BNP Paribas Personal Finance, connue en France sous la marque Cetelem, est jugée pour "pratique commerciale trompeuse" pour la commercialisation, de 2008 à 2009, de son offre Helvet Immo, des prêts destinés à de l'investissement locatif défiscalisé souscrits par plus de 4.600 particuliers.
La présidente de la 13ème chambre correctionnelle, Cécile Ramonatxo, résume: "On a un prêt en francs suisses remboursable en euros. Donc le risque de change est essentiel". Or, souligne-t-elle, "l'argument commercial majeur, c'est la stabilité du franc suisse", qui va pourtant s'envoler face à l'euro dans la foulée de la crise de 2008.
Le montage Helvet Immo s'est révélé toxique, le décrochage de l'euro diminuant la capacité de remboursement des emprunteurs. Certains doivent encore aujourd'hui rembourser un capital supérieur au montant emprunté alors qu'ils remboursent depuis plus de dix ans.
Plus de 2.300 emprunteurs se sont constitués partie civile, affirmant n'avoir jamais été pleinement informés des risques de change, tandis que la banque réfute toute pratique illégale.
A l'audience, son représentant, Marc Feltesse, revient sur le naufrage financier mondial initié par une crise américaine des subprimes à l'été 2007.
"Rien à l'époque ne pouvait laisser penser que cette crise, qui gagne l'Europe en 2008, allait affecter de façon différente l'économie suisse et la zone euro", affirme-t-il.
"Monnaie refuge"
Il rappelle que "le décrochage de l'euro face au franc suisse se situe au 2e trimestre 2010".
La magistrate énumère des rapports émanant de l'OCDE et de banques tirant la sonnette d'alarme dès 2007-2008. Elle rappelle que la banque nationale suisse doit même "intervenir à plusieurs reprises pour empêcher une appréciation du franc suisse par rapport à l'euro".
Une intervention plutôt de nature à "rassurer" la BNPP Personal Finance, affirme Marc Feltesse, qui n'y voit pas du tout le signe d'un emballement irréversible pour une "monnaie refuge". Quant à l'OCDE, c'est une "source parmi d'autres".
La présidente ne désarme pas et évoque une étude produite par la BNP elle-même prévoyant dès 2008 une dépréciation de l'euro: "Est-ce que vous estimez que vos propres informations ne sont pas fiables?"
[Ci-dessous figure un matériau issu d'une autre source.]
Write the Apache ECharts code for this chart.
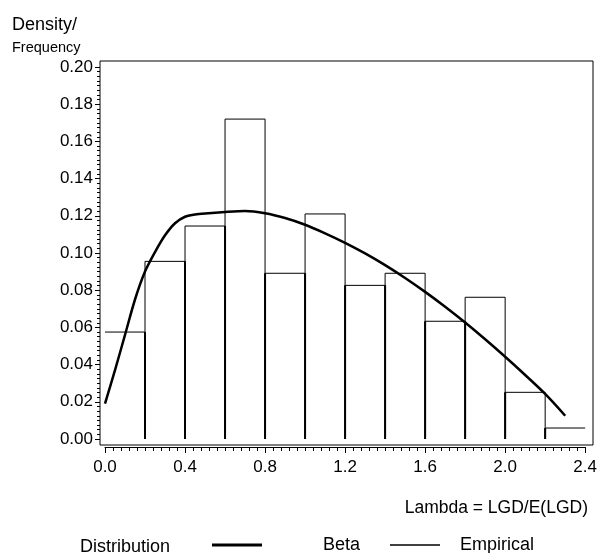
<!DOCTYPE html>
<html>
<head>
<meta charset="utf-8">
<script src="https://cdn.jsdelivr.net/npm/echarts@6/dist/echarts.min.js"></script>
<style>
html,body{margin:0;padding:0;background:#fff;}
#chart{width:600px;height:553px;}
</style>
</head>
<body>
<div id="chart"></div>
<script>
// Histogram bins (Lambda) and empirical density heights
var binStarts = [0.0, 0.2, 0.4, 0.6, 0.8, 1.0, 1.2, 1.4, 1.6, 1.8, 2.0, 2.2];
var binWidth = 0.2;
var empiricalHeights = [0.0575, 0.0955, 0.1145, 0.1720, 0.0891, 0.1210, 0.0826, 0.0891, 0.0633, 0.0762, 0.0251, 0.0059];

// Fitted Beta density curve
var betaX = [0.0, 0.05, 0.1, 0.15, 0.2, 0.25, 0.3, 0.35, 0.4, 0.45, 0.5, 0.6, 0.7, 0.8, 0.9, 1.0, 1.1, 1.2, 1.3, 1.4, 1.5, 1.6, 1.7, 1.8, 1.9, 2.0, 2.1, 2.2, 2.3];
var betaY = [0.019, 0.037, 0.056, 0.075, 0.090, 0.1005, 0.1095, 0.116, 0.1195, 0.1207, 0.1213, 0.1221, 0.1226, 0.1214, 0.1188, 0.1152, 0.1106, 0.1055, 0.0998, 0.0935, 0.0866, 0.0791, 0.0711, 0.0626, 0.0536, 0.0442, 0.0344, 0.0242, 0.0125];

// Axis ticks
var xTickMin = 0, xTickMax = 2.4, xTickStep = 0.4;
var yTickMin = 0, yTickMax = 0.2, yTickStep = 0.02;

var FONT = '"Liberation Sans", Arial, Helvetica, sans-serif';

var histData = binStarts.map(function (s, i) {
  return [s, s + binWidth, empiricalHeights[i], i];
});
var betaData = betaX.map(function (x, i) { return [x, betaY[i]]; });

var chart = echarts.init(document.getElementById('chart'), null, {renderer: 'canvas'});

var option = {
  animation: false,
  backgroundColor: '#fff',
  title: [
    {text: 'Density/', left: 12, top: 16, padding: 0, textStyle: {fontFamily: FONT, fontSize: 18, fontWeight: 'normal', color: '#000'}},
    {text: 'Frequency', left: 12, top: 40, padding: 0, textStyle: {fontFamily: FONT, fontSize: 14.5, fontWeight: 'normal', color: '#000'}},
    {text: 'Lambda = LGD/E(LGD)', right: 12, top: 499, padding: 0, textStyle: {fontFamily: FONT, fontSize: 17.5, fontWeight: 'normal', color: '#000'}},
    {text: 'Distribution', left: 80, top: 538, padding: 0, textStyle: {fontFamily: FONT, fontSize: 18, fontWeight: 'normal', color: '#000'}}
  ],
  legend: [
    {
      data: [{name: 'Beta', icon: 'path://M0,0h50v3h-50z', itemStyle: {color: '#000'}, textStyle: {padding: [0, 0, 0, 56]}}],
      left: 212, top: 536, padding: 0, itemWidth: 50, itemHeight: 13, selectedMode: false,
      textStyle: {fontFamily: FONT, fontSize: 18, color: '#000'}
    },
    {
      data: [{name: 'Empirical', icon: 'path://M0,0h50v1.3h-50z', itemStyle: {color: '#000'}, textStyle: {padding: [0, 0, 0, 15]}}],
      left: 390, top: 536, padding: 0, itemWidth: 50, itemHeight: 13, selectedMode: false,
      textStyle: {fontFamily: FONT, fontSize: 18, color: '#000'}
    }
  ],
  grid: [
    {left: 100, right: 7, top: 61, bottom: 108, show: true, borderColor: '#000', borderWidth: 1, backgroundColor: 'transparent'},
    {left: 105, right: 12, top: 67, bottom: 114}
  ],
  xAxis: [
    {gridIndex: 0, type: 'value', show: false, min: 0, max: 1},
    {
      gridIndex: 1, type: 'value', min: xTickMin, max: xTickMax, interval: xTickStep, offset: 8,
      axisLine: {show: true, onZero: false, lineStyle: {color: '#000', width: 1}},
      axisTick: {show: true, inside: false, length: 6, lineStyle: {color: '#000', width: 1}},
      minorTick: {show: true, splitNumber: 10, length: 4, lineStyle: {color: '#000', width: 1}},
      splitLine: {show: false},
      axisLabel: {color: '#000', fontFamily: FONT, fontSize: 17, margin: 12, formatter: function (v) { return v.toFixed(1); }}
    }
  ],
  yAxis: [
    {gridIndex: 0, type: 'value', show: false, min: 0, max: 1},
    {
      gridIndex: 1, type: 'value', min: yTickMin, max: yTickMax, interval: yTickStep, offset: 5,
      axisLine: {show: false, onZero: false},
      axisTick: {show: true, inside: false, length: 5, lineStyle: {color: '#000', width: 1}},
      minorTick: {show: true, splitNumber: 8, length: 3, lineStyle: {color: '#000', width: 1}},
      splitLine: {show: false},
      axisLabel: {color: '#000', fontFamily: FONT, fontSize: 17, margin: 7, formatter: function (v) { return v.toFixed(2); }}
    }
  ],
  series: [
    {
      name: 'Empirical',
      type: 'custom',
      xAxisIndex: 1, yAxisIndex: 1,
      itemStyle: {color: '#000'},
      data: histData,
      renderItem: function (params, api) {
        var i = params.dataIndex;
        var n = empiricalHeights.length;
        var x0 = api.value(0), x1 = api.value(1), h = api.value(2);
        var pts = [];
        if (i > 0) pts.push(api.coord([x0, 0]));
        pts.push(api.coord([x0, h]));
        pts.push(api.coord([x1, h]));
        if (i < n - 1) pts.push(api.coord([x1, 0]));
        var children = [{
          type: 'polyline',
          shape: {points: pts},
          style: {stroke: '#000', lineWidth: 1, fill: null}
        }];
        if (i < n - 1) {
          var hn = Math.min(h, empiricalHeights[i + 1]);
          var a = api.coord([x1, 0]);
          var b = api.coord([x1, hn]);
          children.push({
            type: 'line',
            shape: {x1: a[0], y1: a[1], x2: b[0], y2: b[1]},
            style: {stroke: '#000', lineWidth: 2}
          });
        }
        return {type: 'group', children: children};
      }
    },
    {
      name: 'Beta',
      type: 'line',
      xAxisIndex: 1, yAxisIndex: 1,
      data: betaData,
      smooth: 0.3,
      showSymbol: false,
      symbol: 'none',
      lineStyle: {color: '#000', width: 2.5},
      itemStyle: {color: '#000'},
      z: 3
    }
  ]
};
chart.setOption(option);
</script>
</body>
</html>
Sans se démonter, le représentant de la banque se lance dans une brève description des sources plus fiables comme les prévisions de Bloomberg, fondées sur les estimations de plusieurs banques et marchés.
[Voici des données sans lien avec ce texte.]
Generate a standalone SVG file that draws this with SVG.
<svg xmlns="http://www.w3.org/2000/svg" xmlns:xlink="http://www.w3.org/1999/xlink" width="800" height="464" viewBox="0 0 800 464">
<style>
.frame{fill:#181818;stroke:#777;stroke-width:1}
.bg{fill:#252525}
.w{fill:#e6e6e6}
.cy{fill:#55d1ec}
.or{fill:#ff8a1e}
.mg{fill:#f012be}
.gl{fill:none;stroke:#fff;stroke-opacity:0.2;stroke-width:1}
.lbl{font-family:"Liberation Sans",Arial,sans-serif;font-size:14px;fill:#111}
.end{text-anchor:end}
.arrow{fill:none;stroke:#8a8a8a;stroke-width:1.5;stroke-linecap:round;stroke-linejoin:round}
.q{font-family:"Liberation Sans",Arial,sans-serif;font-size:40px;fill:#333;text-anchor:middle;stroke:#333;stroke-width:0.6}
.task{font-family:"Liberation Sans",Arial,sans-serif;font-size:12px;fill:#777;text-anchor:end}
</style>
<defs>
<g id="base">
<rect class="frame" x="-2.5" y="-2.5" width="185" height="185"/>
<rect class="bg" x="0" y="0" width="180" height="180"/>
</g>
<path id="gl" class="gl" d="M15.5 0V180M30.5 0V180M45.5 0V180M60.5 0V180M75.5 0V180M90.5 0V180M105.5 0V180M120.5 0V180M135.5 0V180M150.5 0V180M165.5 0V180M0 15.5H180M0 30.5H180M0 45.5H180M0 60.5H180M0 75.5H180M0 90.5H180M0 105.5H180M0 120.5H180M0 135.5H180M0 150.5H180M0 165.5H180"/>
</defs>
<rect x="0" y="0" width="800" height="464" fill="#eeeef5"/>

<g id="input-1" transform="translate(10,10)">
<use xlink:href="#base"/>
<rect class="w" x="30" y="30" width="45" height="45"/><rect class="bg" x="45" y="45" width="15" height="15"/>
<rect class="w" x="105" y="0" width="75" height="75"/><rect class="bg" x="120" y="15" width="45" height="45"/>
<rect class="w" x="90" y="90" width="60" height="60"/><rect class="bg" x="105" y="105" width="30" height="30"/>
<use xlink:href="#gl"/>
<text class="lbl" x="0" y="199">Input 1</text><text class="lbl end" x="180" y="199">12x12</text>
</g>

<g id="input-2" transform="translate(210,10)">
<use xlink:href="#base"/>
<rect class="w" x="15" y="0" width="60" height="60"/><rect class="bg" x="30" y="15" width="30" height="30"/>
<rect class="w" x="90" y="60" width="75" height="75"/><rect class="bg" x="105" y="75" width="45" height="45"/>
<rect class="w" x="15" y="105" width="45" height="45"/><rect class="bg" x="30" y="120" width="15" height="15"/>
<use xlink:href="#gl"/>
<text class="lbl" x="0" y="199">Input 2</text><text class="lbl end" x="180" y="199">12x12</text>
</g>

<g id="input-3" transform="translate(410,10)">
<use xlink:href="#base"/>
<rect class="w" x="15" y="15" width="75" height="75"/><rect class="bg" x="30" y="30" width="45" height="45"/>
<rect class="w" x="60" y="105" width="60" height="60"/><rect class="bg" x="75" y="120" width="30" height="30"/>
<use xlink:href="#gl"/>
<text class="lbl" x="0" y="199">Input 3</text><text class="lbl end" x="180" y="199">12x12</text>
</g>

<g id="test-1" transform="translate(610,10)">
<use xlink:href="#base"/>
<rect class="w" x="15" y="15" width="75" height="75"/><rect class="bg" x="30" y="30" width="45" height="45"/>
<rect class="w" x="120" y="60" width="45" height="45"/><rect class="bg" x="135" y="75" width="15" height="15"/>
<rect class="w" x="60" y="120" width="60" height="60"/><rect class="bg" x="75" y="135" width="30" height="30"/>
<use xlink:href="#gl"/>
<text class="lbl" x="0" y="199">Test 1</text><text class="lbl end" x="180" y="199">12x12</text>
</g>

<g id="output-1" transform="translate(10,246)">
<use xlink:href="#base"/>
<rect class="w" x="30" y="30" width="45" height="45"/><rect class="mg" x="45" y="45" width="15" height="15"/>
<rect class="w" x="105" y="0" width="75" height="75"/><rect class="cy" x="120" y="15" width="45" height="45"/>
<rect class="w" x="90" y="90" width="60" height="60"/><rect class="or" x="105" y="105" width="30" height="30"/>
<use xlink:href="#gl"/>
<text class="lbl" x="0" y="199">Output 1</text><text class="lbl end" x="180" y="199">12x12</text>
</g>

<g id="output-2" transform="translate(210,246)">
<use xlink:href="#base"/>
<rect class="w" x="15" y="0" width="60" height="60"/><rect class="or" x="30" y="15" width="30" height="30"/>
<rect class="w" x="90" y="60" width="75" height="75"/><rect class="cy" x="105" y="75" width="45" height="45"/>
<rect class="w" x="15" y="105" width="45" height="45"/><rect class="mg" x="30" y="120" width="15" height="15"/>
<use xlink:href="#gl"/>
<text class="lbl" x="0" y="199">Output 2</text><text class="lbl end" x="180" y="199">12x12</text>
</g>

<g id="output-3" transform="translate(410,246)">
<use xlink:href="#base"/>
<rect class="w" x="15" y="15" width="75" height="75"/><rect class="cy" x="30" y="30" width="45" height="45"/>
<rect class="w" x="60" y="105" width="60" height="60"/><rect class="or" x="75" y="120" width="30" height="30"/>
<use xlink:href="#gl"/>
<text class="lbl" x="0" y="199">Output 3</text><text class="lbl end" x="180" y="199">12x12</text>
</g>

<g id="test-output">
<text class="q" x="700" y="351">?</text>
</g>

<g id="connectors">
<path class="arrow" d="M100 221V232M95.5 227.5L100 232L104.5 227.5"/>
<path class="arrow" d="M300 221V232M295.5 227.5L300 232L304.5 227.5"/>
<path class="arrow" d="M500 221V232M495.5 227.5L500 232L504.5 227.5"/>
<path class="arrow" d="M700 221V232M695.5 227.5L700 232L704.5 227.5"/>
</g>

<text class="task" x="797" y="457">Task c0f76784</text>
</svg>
Suivant ces sources, affirme-t-il, l'amplitude du taux de change restait dans la fourchette habituelle pendant les premières années du prêt. "Mais de décembre 2007 à décembre 2008, le franc suisse a déjà gagné 6% sur l'euro", remarque Cécile Ramonatxo.
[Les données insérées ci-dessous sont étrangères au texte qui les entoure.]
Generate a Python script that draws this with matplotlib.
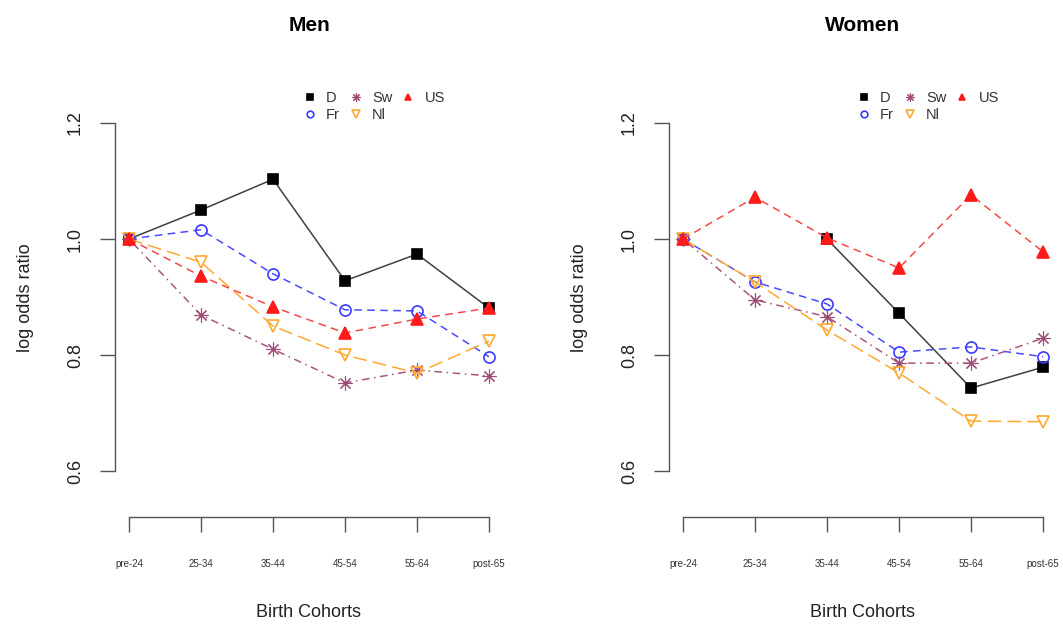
import numpy as np
import matplotlib.pyplot as plt
from matplotlib.lines import Line2D

plt.rcParams['font.family'] = ['Liberation Sans', 'DejaVu Sans']

# data
cohorts = ['pre-24', '25-34', '35-44', '45-54', '55-64', 'post-65']
countries = ['D', 'Fr', 'Sw', 'Nl', 'US']

men_D = [1.0, 1.050, 1.103, 0.928, 0.974, 0.881]
men_Fr = [1.0, 1.016, 0.940, 0.878, 0.876, 0.797]
men_Sw = [1.0, 0.869, 0.810, 0.752, 0.774, 0.764]
men_Nl = [1.0, 0.960, 0.850, 0.800, 0.769, 0.824]
men_US = [1.0, 0.936, 0.883, 0.838, 0.862, 0.881]

women_D = [np.nan, np.nan, 1.0, 0.872, 0.743, 0.779]
women_Fr = [1.0, 0.926, 0.888, 0.805, 0.814, 0.797]
women_Sw = [1.0, 0.895, 0.866, 0.786, 0.786, 0.829]
women_Nl = [1.0, 0.926, 0.843, 0.769, 0.686, 0.685]
women_US = [1.0, 1.072, 1.002, 0.950, 1.076, 0.978]

# style per country: line colour, marker colour, marker, filled, dashes
styles = {
    'D':  dict(lc='#404040', mc='black', m='s', fill=True, ls='-', ms=6.5, mew=1.2),
    'Fr': dict(lc='#4a4aff', mc='#3a3aff', m='o', fill=False, ls=(0, (5, 3.5)), ms=8, mew=1.2),
    'Sw': dict(lc='#a8557f', mc='#9e4a76', m=(8, 2, 0), fill=True, ls=(0, (1, 3, 5, 3)), ms=10, mew=0.8),
    'Nl': dict(lc='#ffa830', mc='#ffa830', m='v', fill=False, ls=(0, (9, 4)), ms=9, mew=1.2),
    'US': dict(lc='#f24848', mc='#ff1a1a', m='^', fill=True, ls=(0, (5, 3.5)), ms=8, mew=1.2),
}

x = np.arange(1, len(cohorts) + 1)

fig = plt.figure(figsize=(10.63, 6.28), dpi=100)
W, H = 1063, 628
ax_men = fig.add_axes([114.6 / W, (H - 517) / H, 388.8 / W, 439 / H])
ax_women = fig.add_axes([668.6 / W, (H - 517) / H, 388.8 / W, 439 / H])


def draw(ax, data, title):
    for c in countries:
        s = styles[c]
        ax.plot(x, data[c], color=s['lc'], linestyle=s['ls'], linewidth=1.1,
                marker=s['m'], markersize=s['ms'],
                markerfacecolor=s['mc'] if s['fill'] else 'none',
                markeredgecolor=s['mc'], markeredgewidth=s['mew'])
    ax.set_xlim(0.8, 6.2)
    ax.set_ylim(0.5207, 1.2776)
    ax.set_xticks(x)
    ax.set_xticklabels(cohorts, fontsize=7, color='#333333')
    ax.set_yticks([0.6, 0.8, 1.0, 1.2])
    ax.set_yticklabels(['0.6', '0.8', '1.0', '1.2'], fontsize=13, color='#222222',
                       rotation=90, va='center')
    ax.tick_params(axis='x', length=11, width=1, color='#555555', pad=19)
    ax.tick_params(axis='y', length=11, width=1, color='#555555', pad=11)
    for sp in ['top', 'right']:
        ax.spines[sp].set_visible(False)
    ax.spines['left'].set_bounds(0.6, 1.2)
    ax.spines['bottom'].set_bounds(1, 6)
    for sp in ['left', 'bottom']:
        ax.spines[sp].set_color('#555555')
        ax.spines[sp].set_linewidth(1)
    ax.set_xlabel('Birth Cohorts', fontsize=13, color='#222222')
    ax.xaxis.set_label_coords(0.5, -0.198)
    ax.xaxis.label.set_va('top')
    ax.set_ylabel('log odds ratio', fontsize=13, color='#222222')
    ax.yaxis.set_label_coords(-0.207, 0.5)
    ax.set_title(title, fontsize=15, fontweight='bold', pad=34)

    handles = []
    for c in countries:
        s = styles[c]
        handles.append(Line2D([], [], linestyle='none', marker=s['m'],
                              markersize=s['ms'] * 0.6,
                              markerfacecolor=s['mc'] if s['fill'] else 'none',
                              markeredgecolor=s['mc'], markeredgewidth=s['mew']))
    leg = ax.legend(handles, countries, ncol=3, loc='upper left',
                    bbox_to_anchor=(0.484, 0.971), frameon=False, fontsize=10.5,
                    handlelength=1.0, handletextpad=0.6, columnspacing=0.6,
                    labelspacing=0.25, borderpad=0, borderaxespad=0)
    for t in leg.get_texts():
        t.set_color('#333333')


draw(ax_men, {'D': men_D, 'Fr': men_Fr, 'Sw': men_Sw, 'Nl': men_Nl, 'US': men_US}, 'Men')
draw(ax_women, {'D': women_D, 'Fr': women_Fr, 'Sw': women_Sw, 'Nl': women_Nl, 'US': women_US}, 'Women')

fig.savefig('out.png', dpi=100)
"Les prévisions remontent ensuite", intervient l'avocat de la banque, Me Ludovic Malgrain, ajoutant: "personne n'avait envisagé cette dépréciation de l'euro".
"Sauf la BNP", tacle la présidente. "Pas dans ces proportions", rétorque l'avocat.
Côté parties civiles, l'avocat Charles Constantin-Vallet veut savoir ce qui limite, dans le contrat, le risque de variation du taux de change. Le banquier évoque la possibilité soit de remboursement anticipé, soit de basculer son prêt en euros au bout de cinq ans.
"Ce n'est pas ma question", dit l'avocat, qui la repose trois fois, avant de reformuler: "Pensez-vous que la BNP fait partie de ces établissements irresponsables qui ont exposé leurs clients à un risque de change illimité?". "Certainement pas", répond le banquier.
Le procès se poursuit jusqu'au 29 novembre.